▶ Exercise materials:
···

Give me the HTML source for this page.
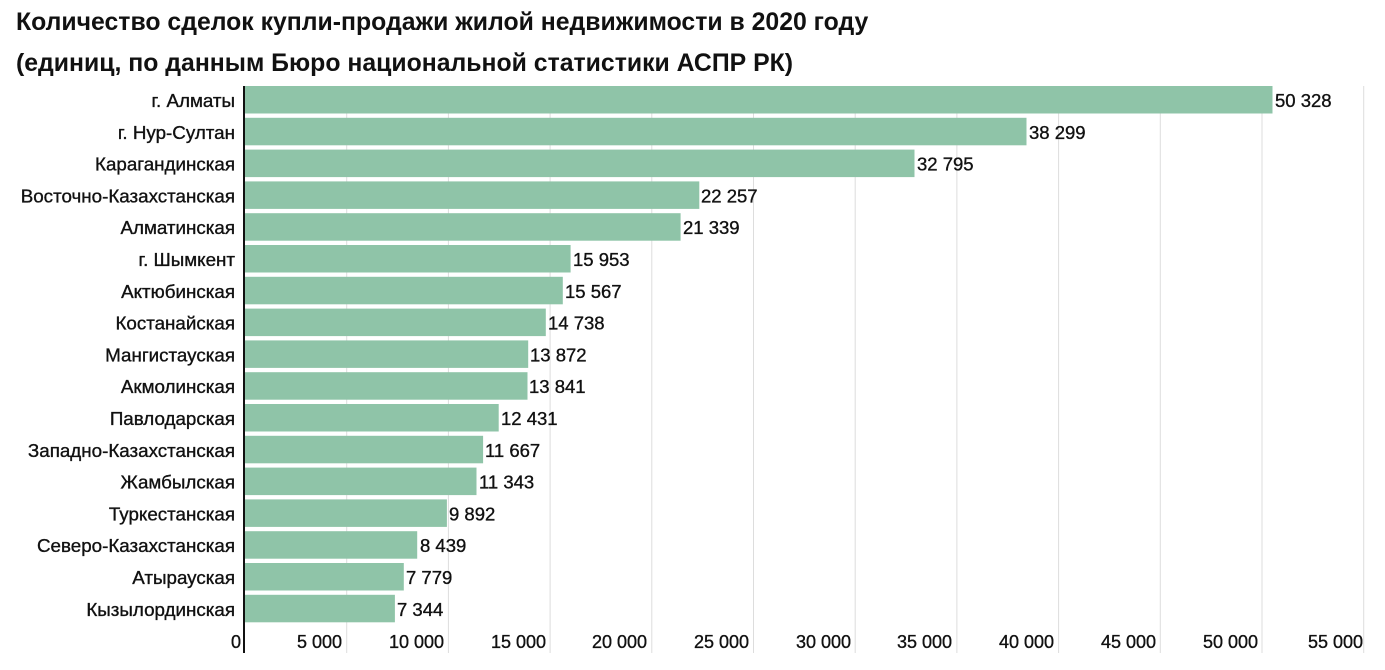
<!DOCTYPE html>
<html><head><meta charset="utf-8"><style>
body{margin:0;background:#fff;width:1385px;height:665px;overflow:hidden;font-family:"Liberation Sans",sans-serif}
</style></head><body>
<svg width="1385" height="665" xmlns="http://www.w3.org/2000/svg" font-family="Liberation Sans, sans-serif">
<text x="16" y="30" font-size="24.8" font-weight="bold" fill="#111">Количество сделок купли-продажи жилой недвижимости в 2020 году</text>
<text x="16" y="71" font-size="24.8" font-weight="bold" fill="#111">(единиц, по данным Бюро национальной статистики АСПР РК)</text>
<g stroke="#ddd" stroke-width="1">
<line x1="346.7" y1="86" x2="346.7" y2="653"/><line x1="448.4" y1="86" x2="448.4" y2="653"/><line x1="550.1" y1="86" x2="550.1" y2="653"/><line x1="651.8" y1="86" x2="651.8" y2="653"/><line x1="753.5" y1="86" x2="753.5" y2="653"/><line x1="855.2" y1="86" x2="855.2" y2="653"/><line x1="956.9" y1="86" x2="956.9" y2="653"/><line x1="1058.6" y1="86" x2="1058.6" y2="653"/><line x1="1160.3" y1="86" x2="1160.3" y2="653"/><line x1="1262" y1="86" x2="1262" y2="653"/><line x1="1363.7" y1="86" x2="1363.7" y2="653"/>
</g>
<g font-size="18" fill="#111" stroke="#111" stroke-width="0.35" text-anchor="end">
<text x="241" y="648">0</text><text x="342" y="648">5 000</text><text x="444" y="648">10 000</text><text x="546" y="648">15 000</text><text x="647" y="648">20 000</text><text x="749" y="648">25 000</text><text x="851" y="648">30 000</text><text x="952" y="648">35 000</text><text x="1054" y="648">40 000</text><text x="1156" y="648">45 000</text><text x="1258" y="648">50 000</text><text x="1363" y="648">55 000</text>
</g>
<g fill="#8fc4a8">
<rect x="245" y="86" width="1027.5" height="27.5"/>
<rect x="245" y="117.8" width="781.5" height="27.5"/>
<rect x="245" y="149.6" width="669.5" height="27.5"/>
<rect x="245" y="181.4" width="454.3" height="27.5"/>
<rect x="245" y="213.2" width="435.6" height="27.5"/>
<rect x="245" y="245" width="325.6" height="27.5"/>
<rect x="245" y="276.8" width="317.8" height="27.5"/>
<rect x="245" y="308.6" width="300.8" height="27.5"/>
<rect x="245" y="340.4" width="283.2" height="27.5"/>
<rect x="245" y="372.2" width="282.5" height="27.5"/>
<rect x="245" y="404" width="253.7" height="27.5"/>
<rect x="245" y="435.8" width="238.1" height="27.5"/>
<rect x="245" y="467.6" width="231.5" height="27.5"/>
<rect x="245" y="499.4" width="201.9" height="27.5"/>
<rect x="245" y="531.2" width="172.2" height="27.5"/>
<rect x="245" y="563" width="158.8" height="27.5"/>
<rect x="245" y="594.8" width="149.9" height="27.5"/>
</g>
<g font-size="18.8" fill="#111" stroke="#111" stroke-width="0.35" text-anchor="end">
<text x="235" y="107">г. Алматы</text>
<text x="235" y="138.8">г. Нур-Султан</text>
<text x="235" y="170.6">Карагандинская</text>
<text x="235" y="202.4">Восточно-Казахстанская</text>
<text x="235" y="234.2">Алматинская</text>
<text x="235" y="266">г. Шымкент</text>
<text x="235" y="297.8">Актюбинская</text>
<text x="235" y="329.6">Костанайская</text>
<text x="235" y="361.4">Мангистауская</text>
<text x="235" y="393.2">Акмолинская</text>
<text x="235" y="425">Павлодарская</text>
<text x="235" y="456.8">Западно-Казахстанская</text>
<text x="235" y="488.6">Жамбылская</text>
<text x="235" y="520.4">Туркестанская</text>
<text x="235" y="552.2">Северо-Казахстанская</text>
<text x="235" y="584">Атырауская</text>
<text x="235" y="615.8">Кызылординская</text>
</g>
<g font-size="18.5" fill="#111" stroke="#111" stroke-width="0.35">
<text x="1275" y="107">50 328</text>
<text x="1029" y="138.8">38 299</text>
<text x="917" y="170.6">32 795</text>
<text x="701" y="202.4">22 257</text>
<text x="683" y="234.2">21 339</text>
<text x="573" y="266">15 953</text>
<text x="565" y="297.8">15 567</text>
<text x="548" y="329.6">14 738</text>
<text x="530" y="361.4">13 872</text>
<text x="529" y="393.2">13 841</text>
<text x="501" y="425">12 431</text>
<text x="485" y="456.8">11 667</text>
<text x="479" y="488.6">11 343</text>
<text x="449" y="520.4">9 892</text>
<text x="420" y="552.2">8 439</text>
<text x="406" y="584">7 779</text>
<text x="397" y="615.8">7 344</text>
</g>
<line x1="244" y1="86" x2="244" y2="653" stroke="#111" stroke-width="2"/>
</svg>
</body></html>
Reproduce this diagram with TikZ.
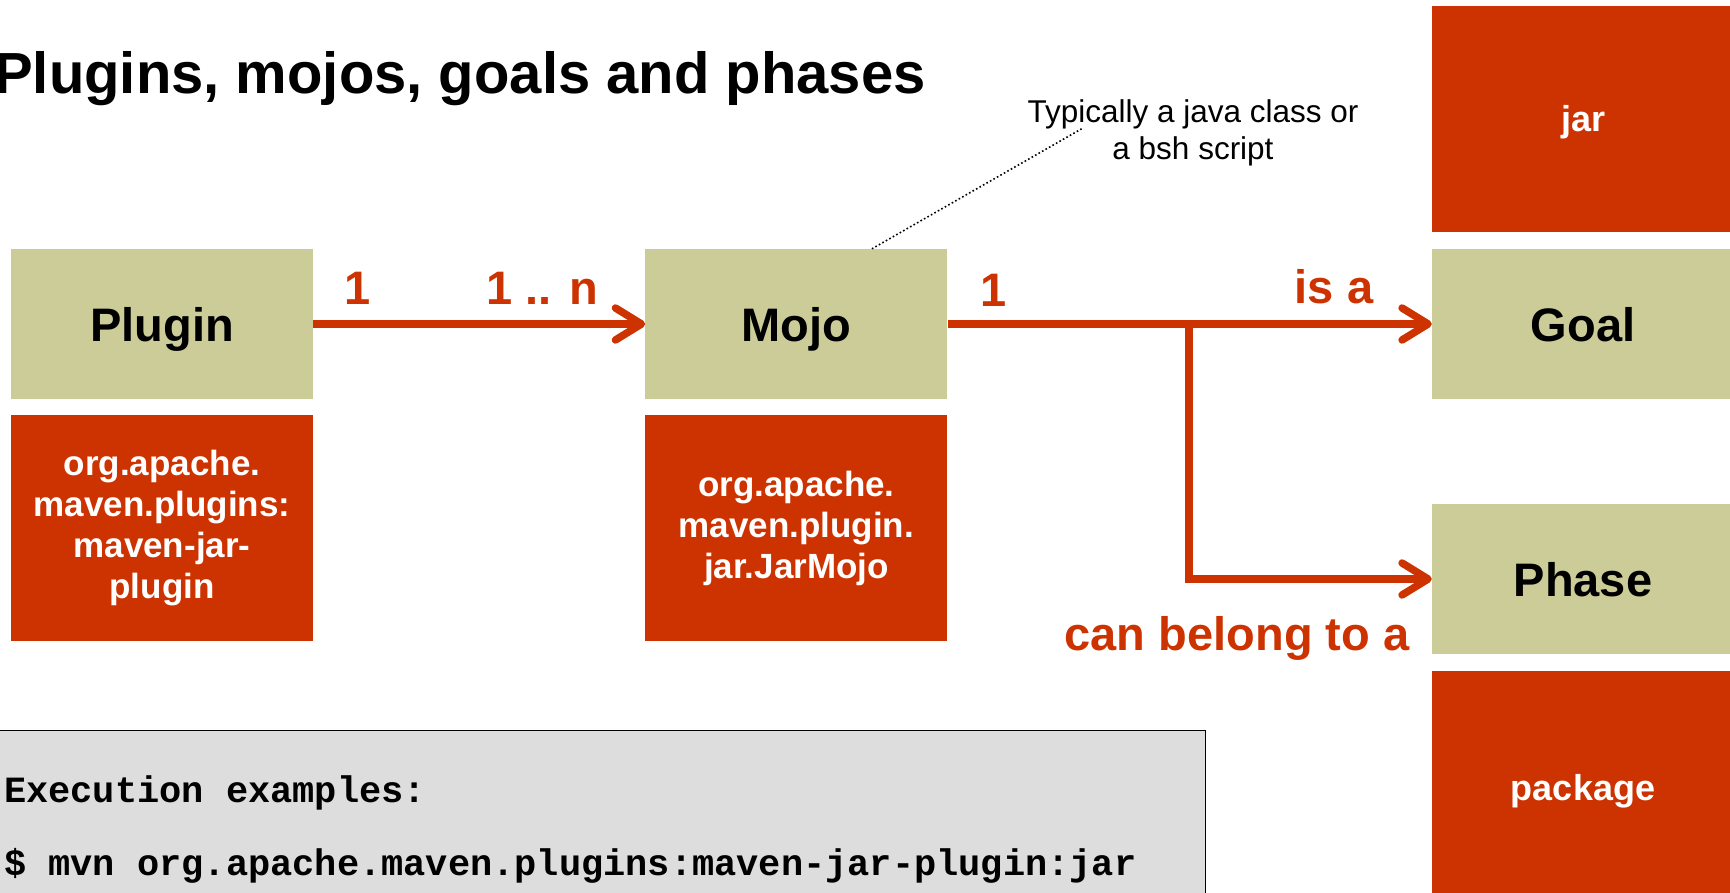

···

▶ Goal:
Transcribe the records above exactly, leaving out every picture.

▶ Written answer:
Give me the HTML source for this page.
<!DOCTYPE html>
<html><head><meta charset="utf-8"><style>
body{margin:0;background:#fff;width:1385px;height:665px;overflow:hidden;font-family:"Liberation Sans",sans-serif}
</style></head><body>
<svg width="1385" height="665" xmlns="http://www.w3.org/2000/svg" font-family="Liberation Sans, sans-serif">
<text x="16" y="30" font-size="24.8" font-weight="bold" fill="#111">Количество сделок купли-продажи жилой недвижимости в 2020 году</text>
<text x="16" y="71" font-size="24.8" font-weight="bold" fill="#111">(единиц, по данным Бюро национальной статистики АСПР РК)</text>
<g stroke="#ddd" stroke-width="1">
<line x1="346.7" y1="86" x2="346.7" y2="653"/><line x1="448.4" y1="86" x2="448.4" y2="653"/><line x1="550.1" y1="86" x2="550.1" y2="653"/><line x1="651.8" y1="86" x2="651.8" y2="653"/><line x1="753.5" y1="86" x2="753.5" y2="653"/><line x1="855.2" y1="86" x2="855.2" y2="653"/><line x1="956.9" y1="86" x2="956.9" y2="653"/><line x1="1058.6" y1="86" x2="1058.6" y2="653"/><line x1="1160.3" y1="86" x2="1160.3" y2="653"/><line x1="1262" y1="86" x2="1262" y2="653"/><line x1="1363.7" y1="86" x2="1363.7" y2="653"/>
</g>
<g font-size="18" fill="#111" stroke="#111" stroke-width="0.35" text-anchor="end">
<text x="241" y="648">0</text><text x="342" y="648">5 000</text><text x="444" y="648">10 000</text><text x="546" y="648">15 000</text><text x="647" y="648">20 000</text><text x="749" y="648">25 000</text><text x="851" y="648">30 000</text><text x="952" y="648">35 000</text><text x="1054" y="648">40 000</text><text x="1156" y="648">45 000</text><text x="1258" y="648">50 000</text><text x="1363" y="648">55 000</text>
</g>
<g fill="#8fc4a8">
<rect x="245" y="86" width="1027.5" height="27.5"/>
<rect x="245" y="117.8" width="781.5" height="27.5"/>
<rect x="245" y="149.6" width="669.5" height="27.5"/>
<rect x="245" y="181.4" width="454.3" height="27.5"/>
<rect x="245" y="213.2" width="435.6" height="27.5"/>
<rect x="245" y="245" width="325.6" height="27.5"/>
<rect x="245" y="276.8" width="317.8" height="27.5"/>
<rect x="245" y="308.6" width="300.8" height="27.5"/>
<rect x="245" y="340.4" width="283.2" height="27.5"/>
<rect x="245" y="372.2" width="282.5" height="27.5"/>
<rect x="245" y="404" width="253.7" height="27.5"/>
<rect x="245" y="435.8" width="238.1" height="27.5"/>
<rect x="245" y="467.6" width="231.5" height="27.5"/>
<rect x="245" y="499.4" width="201.9" height="27.5"/>
<rect x="245" y="531.2" width="172.2" height="27.5"/>
<rect x="245" y="563" width="158.8" height="27.5"/>
<rect x="245" y="594.8" width="149.9" height="27.5"/>
</g>
<g font-size="18.8" fill="#111" stroke="#111" stroke-width="0.35" text-anchor="end">
<text x="235" y="107">г. Алматы</text>
<text x="235" y="138.8">г. Нур-Султан</text>
<text x="235" y="170.6">Карагандинская</text>
<text x="235" y="202.4">Восточно-Казахстанская</text>
<text x="235" y="234.2">Алматинская</text>
<text x="235" y="266">г. Шымкент</text>
<text x="235" y="297.8">Актюбинская</text>
<text x="235" y="329.6">Костанайская</text>
<text x="235" y="361.4">Мангистауская</text>
<text x="235" y="393.2">Акмолинская</text>
<text x="235" y="425">Павлодарская</text>
<text x="235" y="456.8">Западно-Казахстанская</text>
<text x="235" y="488.6">Жамбылская</text>
<text x="235" y="520.4">Туркестанская</text>
<text x="235" y="552.2">Северо-Казахстанская</text>
<text x="235" y="584">Атырауская</text>
<text x="235" y="615.8">Кызылординская</text>
</g>
<g font-size="18.5" fill="#111" stroke="#111" stroke-width="0.35">
<text x="1275" y="107">50 328</text>
<text x="1029" y="138.8">38 299</text>
<text x="917" y="170.6">32 795</text>
<text x="701" y="202.4">22 257</text>
<text x="683" y="234.2">21 339</text>
<text x="573" y="266">15 953</text>
<text x="565" y="297.8">15 567</text>
<text x="548" y="329.6">14 738</text>
<text x="530" y="361.4">13 872</text>
<text x="529" y="393.2">13 841</text>
<text x="501" y="425">12 431</text>
<text x="485" y="456.8">11 667</text>
<text x="479" y="488.6">11 343</text>
<text x="449" y="520.4">9 892</text>
<text x="420" y="552.2">8 439</text>
<text x="406" y="584">7 779</text>
<text x="397" y="615.8">7 344</text>
</g>
<line x1="244" y1="86" x2="244" y2="653" stroke="#111" stroke-width="2"/>
</svg>
</body></html>
Reproduce this diagram with TikZ.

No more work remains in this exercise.